Survey Data

Reg No

22312105


Rating

Regional


Categories of Special Interest

Architectural, Historical, Social


Original Use

Almshouse


In Use As

House


Date

1885 - 1890


Coordinates

213614, 158619


Date Recorded

29/07/2004


Date Updated

--/--/--


Description

Terrace of eighteen two-bay single and two-storey almshouses, built 1889, with open gable-fronted porches. Central pair of houses in higher two-bay gabled projection. Two-storey T-shaped former director's house and hall attached to north. Complex now in use as sheltered housing units. Pitched slate roofs having rendered chimneystacks. Spirelet with roundels to director's house. Timber bargeboards and timbered gables to porches, with carved timber supports. Enclosed carved timber porch to director's house. Red brick walls with brick plinth. Timber casement windows with raised render block-and-start surrounds, single and quadripartite to director's house and tripartite to almoners' houses. Tudor-arch openings with timber battened doors. Single-storey outhouse returns to rear of almshouses.
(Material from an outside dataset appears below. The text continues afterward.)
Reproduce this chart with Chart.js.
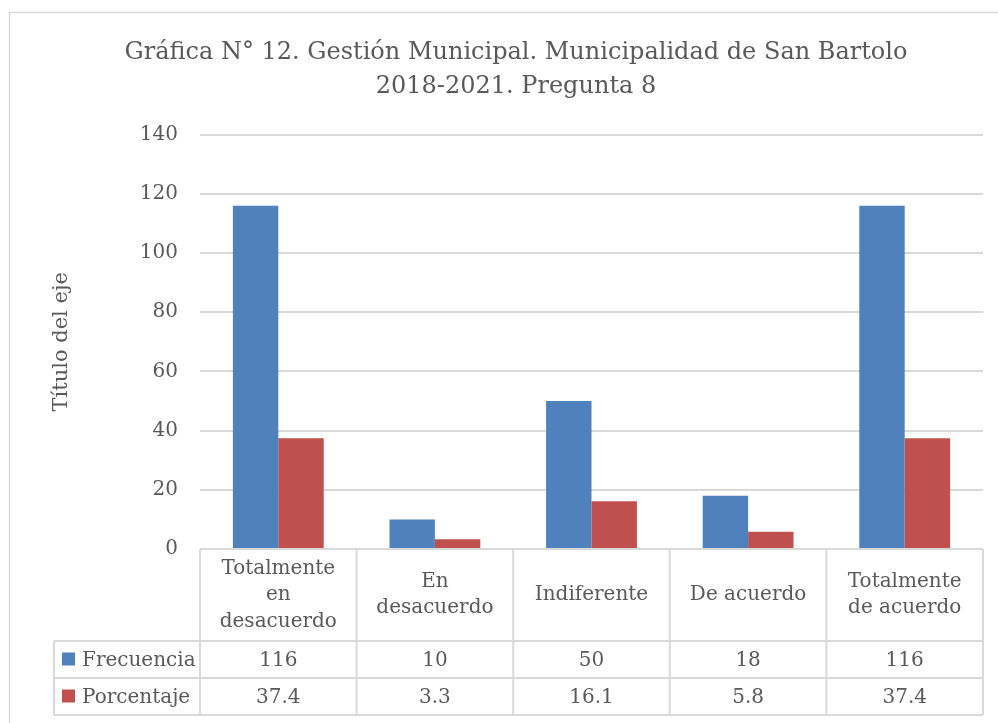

Gate piers with alternating bands of brick and stone and with wrought-iron gates and cast-iron railings to site boundary.

Appraisal

Designed by Albert E. Murray to provide homes for widows over sixty years and named after its patron Emma Stanwix (Stannix), this complex still provides sheltered housing today. Built in an asymmetrical picturesque brick and half-timbered manner, its long low form and broken massing give it a domestic scale, in contrast to the institutional nature of the former workhouse which fulfilled a similar function in housing the poor. Almshouse groups are a rare type in Ireland and the intact nature of the Thurles example makes it particularly important.